■ **What the exercise asks**
Images are not part of the copy; transcribe all the data exactly.

■ **Data segment**
========
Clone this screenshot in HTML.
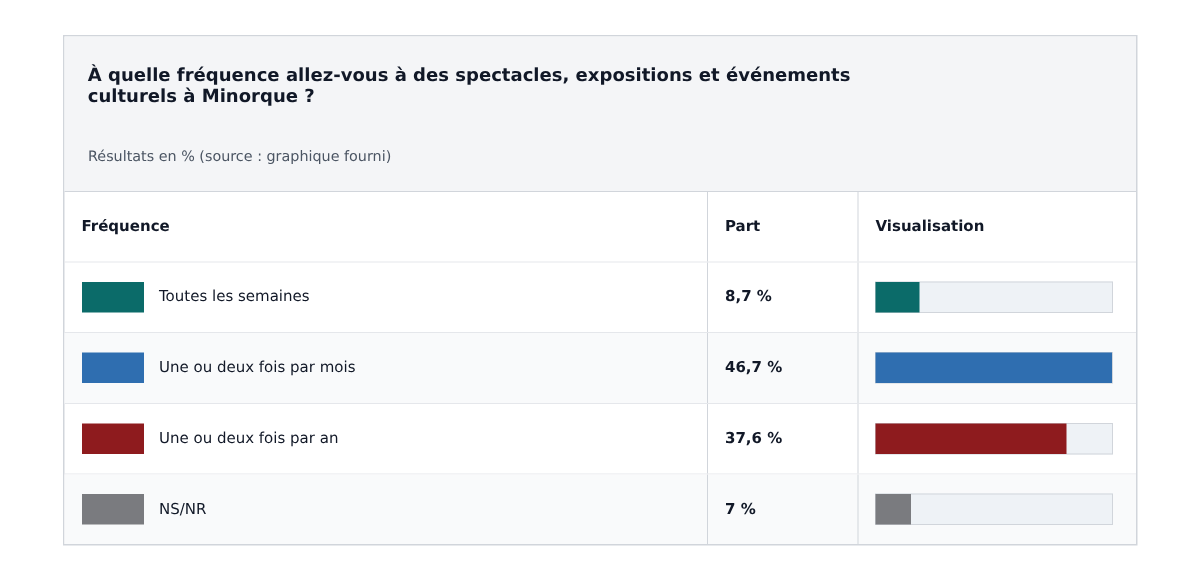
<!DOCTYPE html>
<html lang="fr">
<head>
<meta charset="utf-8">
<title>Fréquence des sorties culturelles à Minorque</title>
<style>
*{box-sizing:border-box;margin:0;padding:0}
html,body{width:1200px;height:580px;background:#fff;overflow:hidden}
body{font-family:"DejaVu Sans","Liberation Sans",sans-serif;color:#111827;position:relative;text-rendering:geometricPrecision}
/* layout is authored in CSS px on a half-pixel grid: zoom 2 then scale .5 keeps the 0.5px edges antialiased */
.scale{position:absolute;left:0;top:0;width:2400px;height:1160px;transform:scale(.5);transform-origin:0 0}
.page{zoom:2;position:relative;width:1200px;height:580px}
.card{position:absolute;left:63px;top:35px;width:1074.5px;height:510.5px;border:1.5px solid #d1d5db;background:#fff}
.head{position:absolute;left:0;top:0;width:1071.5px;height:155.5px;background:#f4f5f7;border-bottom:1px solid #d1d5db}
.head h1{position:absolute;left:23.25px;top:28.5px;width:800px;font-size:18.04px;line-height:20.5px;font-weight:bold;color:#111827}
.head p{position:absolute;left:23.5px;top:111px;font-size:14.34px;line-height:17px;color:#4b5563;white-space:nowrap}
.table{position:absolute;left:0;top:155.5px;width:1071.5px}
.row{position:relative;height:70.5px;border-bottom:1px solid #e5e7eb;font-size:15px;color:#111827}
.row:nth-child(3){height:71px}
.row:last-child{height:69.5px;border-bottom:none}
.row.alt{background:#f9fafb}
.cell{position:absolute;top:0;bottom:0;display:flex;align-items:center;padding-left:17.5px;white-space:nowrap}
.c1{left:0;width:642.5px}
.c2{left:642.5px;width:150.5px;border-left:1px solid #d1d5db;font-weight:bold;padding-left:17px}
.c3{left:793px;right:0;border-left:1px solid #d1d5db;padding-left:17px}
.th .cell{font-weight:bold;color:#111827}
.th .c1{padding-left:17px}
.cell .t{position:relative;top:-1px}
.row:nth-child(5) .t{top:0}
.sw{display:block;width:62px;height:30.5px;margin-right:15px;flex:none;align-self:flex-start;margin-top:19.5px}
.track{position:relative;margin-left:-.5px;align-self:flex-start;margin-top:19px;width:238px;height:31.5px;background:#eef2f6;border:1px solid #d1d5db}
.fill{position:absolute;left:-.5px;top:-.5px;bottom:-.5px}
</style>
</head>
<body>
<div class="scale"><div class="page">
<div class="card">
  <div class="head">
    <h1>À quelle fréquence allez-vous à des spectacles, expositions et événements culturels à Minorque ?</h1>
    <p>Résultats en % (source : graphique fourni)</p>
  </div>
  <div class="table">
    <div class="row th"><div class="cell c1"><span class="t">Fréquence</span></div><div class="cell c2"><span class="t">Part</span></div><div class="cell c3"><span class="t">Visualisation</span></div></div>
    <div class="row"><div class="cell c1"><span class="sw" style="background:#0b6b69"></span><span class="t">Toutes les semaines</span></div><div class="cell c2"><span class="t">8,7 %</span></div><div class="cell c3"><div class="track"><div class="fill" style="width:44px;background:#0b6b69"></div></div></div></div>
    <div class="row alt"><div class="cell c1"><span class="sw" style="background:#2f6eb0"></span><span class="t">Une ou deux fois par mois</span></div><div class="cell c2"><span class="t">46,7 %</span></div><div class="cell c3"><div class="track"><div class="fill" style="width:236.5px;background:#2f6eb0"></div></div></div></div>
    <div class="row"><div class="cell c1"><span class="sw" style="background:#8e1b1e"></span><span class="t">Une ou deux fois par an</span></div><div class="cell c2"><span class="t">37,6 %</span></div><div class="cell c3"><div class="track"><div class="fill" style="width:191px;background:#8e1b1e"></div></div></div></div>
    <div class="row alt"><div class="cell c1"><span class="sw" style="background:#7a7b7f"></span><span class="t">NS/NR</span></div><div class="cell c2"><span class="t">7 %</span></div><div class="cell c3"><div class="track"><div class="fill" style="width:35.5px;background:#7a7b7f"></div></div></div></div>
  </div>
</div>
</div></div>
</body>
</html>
========
■ **Response to this exercise**
Clone this screenshot in HTML.
<!DOCTYPE html>
<html lang="fr">
<head>
<meta charset="utf-8">
<title>Fréquence des sorties culturelles à Minorque</title>
<style>
*{box-sizing:border-box;margin:0;padding:0}
html,body{width:1200px;height:580px;background:#fff;overflow:hidden}
body{font-family:"DejaVu Sans","Liberation Sans",sans-serif;color:#111827;position:relative;text-rendering:geometricPrecision}
/* layout is authored in CSS px on a half-pixel grid: zoom 2 then scale .5 keeps the 0.5px edges antialiased */
.scale{position:absolute;left:0;top:0;width:2400px;height:1160px;transform:scale(.5);transform-origin:0 0}
.page{zoom:2;position:relative;width:1200px;height:580px}
.card{position:absolute;left:63px;top:35px;width:1074.5px;height:510.5px;border:1.5px solid #d1d5db;background:#fff}
.head{position:absolute;left:0;top:0;width:1071.5px;height:155.5px;background:#f4f5f7;border-bottom:1px solid #d1d5db}
.head h1{position:absolute;left:23.25px;top:28.5px;width:800px;font-size:18.04px;line-height:20.5px;font-weight:bold;color:#111827}
.head p{position:absolute;left:23.5px;top:111px;font-size:14.34px;line-height:17px;color:#4b5563;white-space:nowrap}
.table{position:absolute;left:0;top:155.5px;width:1071.5px}
.row{position:relative;height:70.5px;border-bottom:1px solid #e5e7eb;font-size:15px;color:#111827}
.row:nth-child(3){height:71px}
.row:last-child{height:69.5px;border-bottom:none}
.row.alt{background:#f9fafb}
.cell{position:absolute;top:0;bottom:0;display:flex;align-items:center;padding-left:17.5px;white-space:nowrap}
.c1{left:0;width:642.5px}
.c2{left:642.5px;width:150.5px;border-left:1px solid #d1d5db;font-weight:bold;padding-left:17px}
.c3{left:793px;right:0;border-left:1px solid #d1d5db;padding-left:17px}
.th .cell{font-weight:bold;color:#111827}
.th .c1{padding-left:17px}
.cell .t{position:relative;top:-1px}
.row:nth-child(5) .t{top:0}
.sw{display:block;width:62px;height:30.5px;margin-right:15px;flex:none;align-self:flex-start;margin-top:19.5px}
.track{position:relative;margin-left:-.5px;align-self:flex-start;margin-top:19px;width:238px;height:31.5px;background:#eef2f6;border:1px solid #d1d5db}
.fill{position:absolute;left:-.5px;top:-.5px;bottom:-.5px}
</style>
</head>
<body>
<div class="scale"><div class="page">
<div class="card">
  <div class="head">
    <h1>À quelle fréquence allez-vous à des spectacles, expositions et événements culturels à Minorque ?</h1>
    <p>Résultats en % (source : graphique fourni)</p>
  </div>
  <div class="table">
    <div class="row th"><div class="cell c1"><span class="t">Fréquence</span></div><div class="cell c2"><span class="t">Part</span></div><div class="cell c3"><span class="t">Visualisation</span></div></div>
    <div class="row"><div class="cell c1"><span class="sw" style="background:#0b6b69"></span><span class="t">Toutes les semaines</span></div><div class="cell c2"><span class="t">8,7 %</span></div><div class="cell c3"><div class="track"><div class="fill" style="width:44px;background:#0b6b69"></div></div></div></div>
    <div class="row alt"><div class="cell c1"><span class="sw" style="background:#2f6eb0"></span><span class="t">Une ou deux fois par mois</span></div><div class="cell c2"><span class="t">46,7 %</span></div><div class="cell c3"><div class="track"><div class="fill" style="width:236.5px;background:#2f6eb0"></div></div></div></div>
    <div class="row"><div class="cell c1"><span class="sw" style="background:#8e1b1e"></span><span class="t">Une ou deux fois par an</span></div><div class="cell c2"><span class="t">37,6 %</span></div><div class="cell c3"><div class="track"><div class="fill" style="width:191px;background:#8e1b1e"></div></div></div></div>
    <div class="row alt"><div class="cell c1"><span class="sw" style="background:#7a7b7f"></span><span class="t">NS/NR</span></div><div class="cell c2"><span class="t">7 %</span></div><div class="cell c3"><div class="track"><div class="fill" style="width:35.5px;background:#7a7b7f"></div></div></div></div>
  </div>
</div>
</div></div>
</body>
</html>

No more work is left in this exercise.